- _Problem statement_
Find every line in the records below that holds the word "chart", and copy it out.

- _Dataset rows_
____
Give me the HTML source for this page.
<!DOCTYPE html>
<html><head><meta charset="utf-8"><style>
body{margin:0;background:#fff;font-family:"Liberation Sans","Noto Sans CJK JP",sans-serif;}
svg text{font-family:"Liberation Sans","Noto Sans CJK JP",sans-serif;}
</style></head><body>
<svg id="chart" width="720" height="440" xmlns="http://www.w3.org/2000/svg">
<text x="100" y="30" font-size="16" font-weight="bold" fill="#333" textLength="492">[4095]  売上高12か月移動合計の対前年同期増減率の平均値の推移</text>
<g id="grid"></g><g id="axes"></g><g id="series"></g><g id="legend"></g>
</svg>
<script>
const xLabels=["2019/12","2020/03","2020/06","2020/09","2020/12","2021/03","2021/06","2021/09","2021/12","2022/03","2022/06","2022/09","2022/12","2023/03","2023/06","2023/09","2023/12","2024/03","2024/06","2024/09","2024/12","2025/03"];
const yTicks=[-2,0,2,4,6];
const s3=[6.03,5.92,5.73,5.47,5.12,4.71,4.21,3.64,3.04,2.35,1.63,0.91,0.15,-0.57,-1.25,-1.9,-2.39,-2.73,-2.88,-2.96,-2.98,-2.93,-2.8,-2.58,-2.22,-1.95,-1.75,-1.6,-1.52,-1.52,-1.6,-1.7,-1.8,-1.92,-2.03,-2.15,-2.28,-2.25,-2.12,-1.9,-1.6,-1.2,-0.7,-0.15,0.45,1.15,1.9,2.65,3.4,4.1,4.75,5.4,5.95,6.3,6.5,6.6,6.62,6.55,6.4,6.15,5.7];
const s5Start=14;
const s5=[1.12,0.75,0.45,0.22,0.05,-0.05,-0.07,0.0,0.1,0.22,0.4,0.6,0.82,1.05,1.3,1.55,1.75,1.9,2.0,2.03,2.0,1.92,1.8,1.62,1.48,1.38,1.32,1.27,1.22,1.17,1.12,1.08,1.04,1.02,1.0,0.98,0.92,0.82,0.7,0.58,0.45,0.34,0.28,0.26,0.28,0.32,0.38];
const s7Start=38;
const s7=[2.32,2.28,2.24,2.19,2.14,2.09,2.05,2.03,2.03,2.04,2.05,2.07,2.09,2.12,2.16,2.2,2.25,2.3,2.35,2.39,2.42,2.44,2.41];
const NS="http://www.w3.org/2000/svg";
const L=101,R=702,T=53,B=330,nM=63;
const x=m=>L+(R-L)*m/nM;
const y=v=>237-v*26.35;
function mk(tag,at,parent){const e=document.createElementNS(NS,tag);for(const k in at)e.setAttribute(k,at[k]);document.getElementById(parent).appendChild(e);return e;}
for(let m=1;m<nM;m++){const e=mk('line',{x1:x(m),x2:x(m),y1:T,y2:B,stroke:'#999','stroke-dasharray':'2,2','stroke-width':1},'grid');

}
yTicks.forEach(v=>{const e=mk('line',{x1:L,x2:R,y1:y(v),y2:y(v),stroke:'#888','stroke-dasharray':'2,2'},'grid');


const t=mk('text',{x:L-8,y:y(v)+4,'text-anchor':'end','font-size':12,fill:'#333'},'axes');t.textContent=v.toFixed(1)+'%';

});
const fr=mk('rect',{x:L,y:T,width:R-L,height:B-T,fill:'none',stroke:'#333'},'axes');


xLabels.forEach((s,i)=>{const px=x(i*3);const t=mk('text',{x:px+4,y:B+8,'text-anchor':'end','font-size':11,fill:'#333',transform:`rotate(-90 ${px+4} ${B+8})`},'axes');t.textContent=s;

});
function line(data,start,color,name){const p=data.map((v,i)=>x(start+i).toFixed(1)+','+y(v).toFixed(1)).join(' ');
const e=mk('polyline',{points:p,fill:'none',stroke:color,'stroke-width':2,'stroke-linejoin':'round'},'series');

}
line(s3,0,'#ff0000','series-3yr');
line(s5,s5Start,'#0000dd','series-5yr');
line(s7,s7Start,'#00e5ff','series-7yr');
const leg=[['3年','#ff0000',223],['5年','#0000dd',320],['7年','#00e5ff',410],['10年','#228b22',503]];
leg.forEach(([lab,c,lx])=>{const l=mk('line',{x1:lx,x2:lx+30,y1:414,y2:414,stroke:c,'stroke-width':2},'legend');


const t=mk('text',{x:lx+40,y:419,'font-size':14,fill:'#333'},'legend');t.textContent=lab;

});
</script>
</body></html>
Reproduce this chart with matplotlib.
____
- _Reply to the exercise_
<svg id="chart" width="720" height="440" xmlns="http://www.w3.org/2000/svg">
Reproduce this chart with matplotlib.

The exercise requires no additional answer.